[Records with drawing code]
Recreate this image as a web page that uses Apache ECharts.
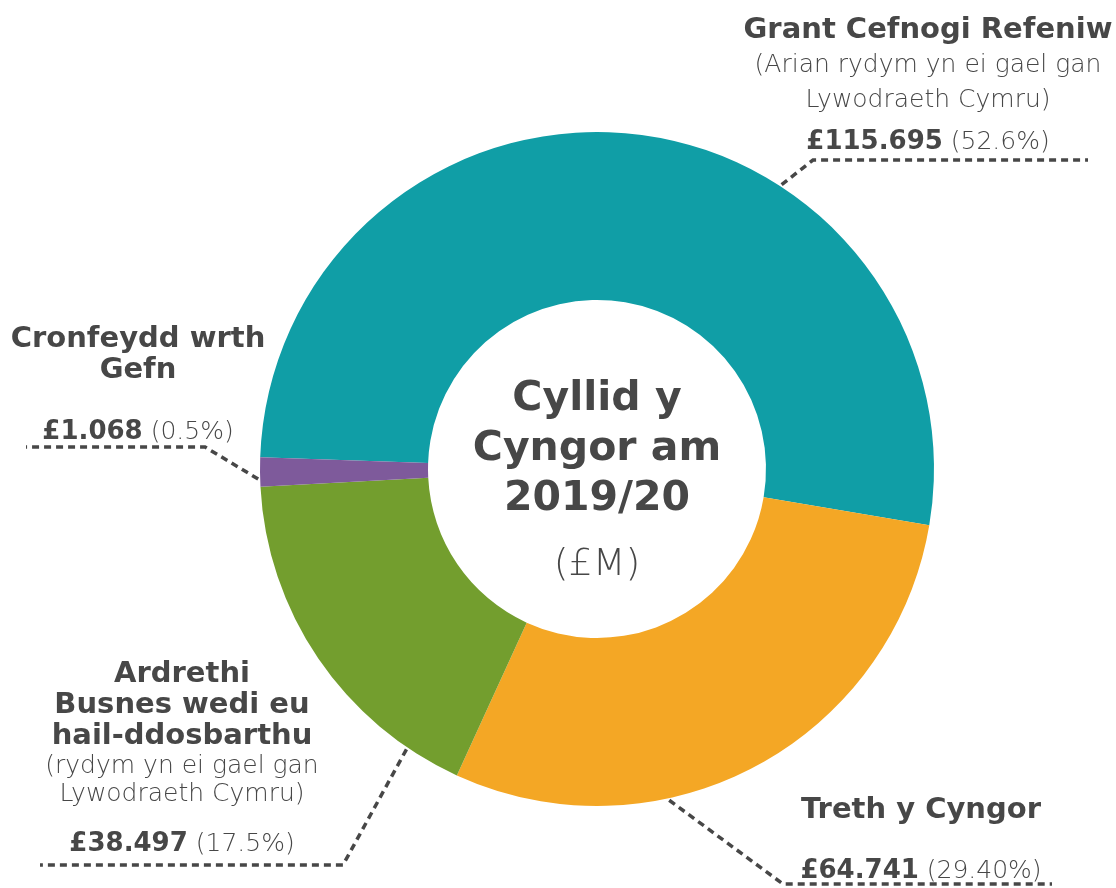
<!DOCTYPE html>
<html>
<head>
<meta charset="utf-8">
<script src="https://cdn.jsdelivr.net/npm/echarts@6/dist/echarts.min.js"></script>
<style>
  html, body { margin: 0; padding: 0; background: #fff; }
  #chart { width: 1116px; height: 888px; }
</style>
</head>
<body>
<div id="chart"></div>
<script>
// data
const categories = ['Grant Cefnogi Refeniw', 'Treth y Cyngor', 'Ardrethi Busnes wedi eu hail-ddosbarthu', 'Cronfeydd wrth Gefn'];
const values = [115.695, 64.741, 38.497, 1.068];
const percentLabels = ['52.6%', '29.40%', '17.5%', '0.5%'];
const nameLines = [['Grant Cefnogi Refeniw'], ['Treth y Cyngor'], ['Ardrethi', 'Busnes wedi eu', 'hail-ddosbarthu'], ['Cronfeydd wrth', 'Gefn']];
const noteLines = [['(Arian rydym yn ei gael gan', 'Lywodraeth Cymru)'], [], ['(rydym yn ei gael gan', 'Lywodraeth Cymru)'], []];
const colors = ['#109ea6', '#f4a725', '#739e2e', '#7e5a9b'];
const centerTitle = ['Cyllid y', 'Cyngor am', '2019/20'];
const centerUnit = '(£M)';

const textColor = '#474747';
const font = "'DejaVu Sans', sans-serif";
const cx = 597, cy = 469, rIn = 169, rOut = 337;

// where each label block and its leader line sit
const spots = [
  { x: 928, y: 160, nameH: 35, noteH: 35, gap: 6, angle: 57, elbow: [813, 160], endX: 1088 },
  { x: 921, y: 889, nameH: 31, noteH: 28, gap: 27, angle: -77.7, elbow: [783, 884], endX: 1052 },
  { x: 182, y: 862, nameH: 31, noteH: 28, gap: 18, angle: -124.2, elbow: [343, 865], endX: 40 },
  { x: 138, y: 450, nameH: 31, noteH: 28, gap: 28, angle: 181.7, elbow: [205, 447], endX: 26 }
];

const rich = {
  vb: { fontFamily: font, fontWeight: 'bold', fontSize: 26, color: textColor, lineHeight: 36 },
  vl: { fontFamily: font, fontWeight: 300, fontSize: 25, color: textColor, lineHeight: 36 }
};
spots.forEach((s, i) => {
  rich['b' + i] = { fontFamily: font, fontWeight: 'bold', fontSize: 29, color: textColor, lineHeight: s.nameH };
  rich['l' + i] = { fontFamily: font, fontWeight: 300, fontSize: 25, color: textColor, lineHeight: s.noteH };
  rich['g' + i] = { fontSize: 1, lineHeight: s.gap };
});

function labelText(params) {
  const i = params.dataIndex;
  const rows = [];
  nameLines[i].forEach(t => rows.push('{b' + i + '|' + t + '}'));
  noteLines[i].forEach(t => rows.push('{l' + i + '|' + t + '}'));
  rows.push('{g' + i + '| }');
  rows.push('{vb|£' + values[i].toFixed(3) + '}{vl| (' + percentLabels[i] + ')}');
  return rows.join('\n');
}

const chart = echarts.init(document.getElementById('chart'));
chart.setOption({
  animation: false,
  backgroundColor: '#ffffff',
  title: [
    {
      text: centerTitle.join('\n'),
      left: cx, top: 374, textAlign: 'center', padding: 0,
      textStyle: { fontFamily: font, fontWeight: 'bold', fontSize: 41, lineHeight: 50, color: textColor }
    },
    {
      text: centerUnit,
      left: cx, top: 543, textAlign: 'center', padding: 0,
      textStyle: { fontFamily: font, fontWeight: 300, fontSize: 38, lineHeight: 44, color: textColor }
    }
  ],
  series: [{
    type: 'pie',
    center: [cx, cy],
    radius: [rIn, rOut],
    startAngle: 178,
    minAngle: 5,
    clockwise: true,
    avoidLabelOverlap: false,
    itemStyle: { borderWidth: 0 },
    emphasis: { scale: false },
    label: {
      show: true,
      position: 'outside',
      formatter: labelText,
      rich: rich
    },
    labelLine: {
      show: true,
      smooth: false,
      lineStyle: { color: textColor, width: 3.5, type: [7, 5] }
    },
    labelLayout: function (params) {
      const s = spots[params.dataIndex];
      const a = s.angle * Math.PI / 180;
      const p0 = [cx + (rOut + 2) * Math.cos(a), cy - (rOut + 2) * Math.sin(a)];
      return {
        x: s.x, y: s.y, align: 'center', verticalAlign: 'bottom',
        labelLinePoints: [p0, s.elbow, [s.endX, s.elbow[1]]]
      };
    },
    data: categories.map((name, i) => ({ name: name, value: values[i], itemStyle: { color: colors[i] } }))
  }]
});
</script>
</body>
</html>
---
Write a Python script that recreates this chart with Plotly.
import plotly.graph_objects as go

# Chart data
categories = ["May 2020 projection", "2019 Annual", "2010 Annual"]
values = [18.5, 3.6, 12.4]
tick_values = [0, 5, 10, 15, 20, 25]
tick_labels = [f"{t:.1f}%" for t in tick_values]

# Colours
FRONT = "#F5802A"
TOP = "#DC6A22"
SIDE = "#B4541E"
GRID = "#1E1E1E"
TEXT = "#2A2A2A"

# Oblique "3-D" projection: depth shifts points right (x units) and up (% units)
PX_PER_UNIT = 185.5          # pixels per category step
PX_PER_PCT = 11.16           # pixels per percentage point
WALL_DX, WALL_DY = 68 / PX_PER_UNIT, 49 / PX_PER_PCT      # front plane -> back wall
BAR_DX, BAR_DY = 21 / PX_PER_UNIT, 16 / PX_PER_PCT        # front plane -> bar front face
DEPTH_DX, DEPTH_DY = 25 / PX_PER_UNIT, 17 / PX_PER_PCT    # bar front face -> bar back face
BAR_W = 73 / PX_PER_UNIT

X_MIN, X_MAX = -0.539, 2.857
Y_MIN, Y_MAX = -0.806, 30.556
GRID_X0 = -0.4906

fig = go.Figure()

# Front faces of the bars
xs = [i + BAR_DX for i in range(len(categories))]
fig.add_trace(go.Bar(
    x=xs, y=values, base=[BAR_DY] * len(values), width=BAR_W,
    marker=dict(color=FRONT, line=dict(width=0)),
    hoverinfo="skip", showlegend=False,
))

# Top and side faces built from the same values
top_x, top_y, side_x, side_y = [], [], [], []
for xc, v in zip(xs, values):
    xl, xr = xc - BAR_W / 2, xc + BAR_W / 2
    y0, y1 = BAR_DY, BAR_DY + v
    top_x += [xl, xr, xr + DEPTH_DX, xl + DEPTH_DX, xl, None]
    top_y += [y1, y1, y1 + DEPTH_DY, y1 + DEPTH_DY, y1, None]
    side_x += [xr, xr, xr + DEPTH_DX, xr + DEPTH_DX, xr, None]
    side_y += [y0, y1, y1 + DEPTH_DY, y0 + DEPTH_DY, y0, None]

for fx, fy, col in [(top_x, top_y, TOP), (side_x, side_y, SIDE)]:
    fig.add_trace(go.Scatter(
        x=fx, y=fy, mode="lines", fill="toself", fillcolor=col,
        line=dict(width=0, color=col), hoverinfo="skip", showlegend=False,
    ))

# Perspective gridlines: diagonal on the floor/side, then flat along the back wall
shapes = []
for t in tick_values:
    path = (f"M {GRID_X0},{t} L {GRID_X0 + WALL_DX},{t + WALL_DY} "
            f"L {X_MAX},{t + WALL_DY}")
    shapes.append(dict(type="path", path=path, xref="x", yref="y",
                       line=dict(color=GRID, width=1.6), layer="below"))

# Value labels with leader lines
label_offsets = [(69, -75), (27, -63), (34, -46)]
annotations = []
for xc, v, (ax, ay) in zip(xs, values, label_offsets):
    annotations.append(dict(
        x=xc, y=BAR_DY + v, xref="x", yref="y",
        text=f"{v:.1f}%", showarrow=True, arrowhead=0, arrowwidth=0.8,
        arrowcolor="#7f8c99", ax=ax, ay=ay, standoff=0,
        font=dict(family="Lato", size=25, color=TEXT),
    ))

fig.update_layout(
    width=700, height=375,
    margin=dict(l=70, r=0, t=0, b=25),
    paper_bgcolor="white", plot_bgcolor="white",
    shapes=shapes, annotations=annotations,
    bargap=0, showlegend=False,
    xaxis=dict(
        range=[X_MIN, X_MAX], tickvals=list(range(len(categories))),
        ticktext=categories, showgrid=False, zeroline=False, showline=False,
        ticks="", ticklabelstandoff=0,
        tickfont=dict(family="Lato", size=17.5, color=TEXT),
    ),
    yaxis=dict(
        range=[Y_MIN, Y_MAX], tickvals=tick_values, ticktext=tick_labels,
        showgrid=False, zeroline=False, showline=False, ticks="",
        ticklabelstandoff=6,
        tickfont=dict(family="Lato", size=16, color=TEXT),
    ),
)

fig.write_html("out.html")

_What you are asked to do_
Pictures are excluded. Repeat exactly the lines from the one containing "Recreate this image" to the one containing "const cx = 597, cy", inclusive.

_Output of the task_
Recreate this image as a web page that uses Apache ECharts.
<!DOCTYPE html>
<html>
<head>
<meta charset="utf-8">
<script src="https://cdn.jsdelivr.net/npm/echarts@6/dist/echarts.min.js"></script>
<style>
  html, body { margin: 0; padding: 0; background: #fff; }
  #chart { width: 1116px; height: 888px; }
</style>
</head>
<body>
<div id="chart"></div>
<script>
// data
const categories = ['Grant Cefnogi Refeniw', 'Treth y Cyngor', 'Ardrethi Busnes wedi eu hail-ddosbarthu', 'Cronfeydd wrth Gefn'];
const values = [115.695, 64.741, 38.497, 1.068];
const percentLabels = ['52.6%', '29.40%', '17.5%', '0.5%'];
const nameLines = [['Grant Cefnogi Refeniw'], ['Treth y Cyngor'], ['Ardrethi', 'Busnes wedi eu', 'hail-ddosbarthu'], ['Cronfeydd wrth', 'Gefn']];
const noteLines = [['(Arian rydym yn ei gael gan', 'Lywodraeth Cymru)'], [], ['(rydym yn ei gael gan', 'Lywodraeth Cymru)'], []];
const colors = ['#109ea6', '#f4a725', '#739e2e', '#7e5a9b'];
const centerTitle = ['Cyllid y', 'Cyngor am', '2019/20'];
const centerUnit = '(£M)';

const textColor = '#474747';
const font = "'DejaVu Sans', sans-serif";
const cx = 597, cy = 469, rIn = 169, rOut = 337;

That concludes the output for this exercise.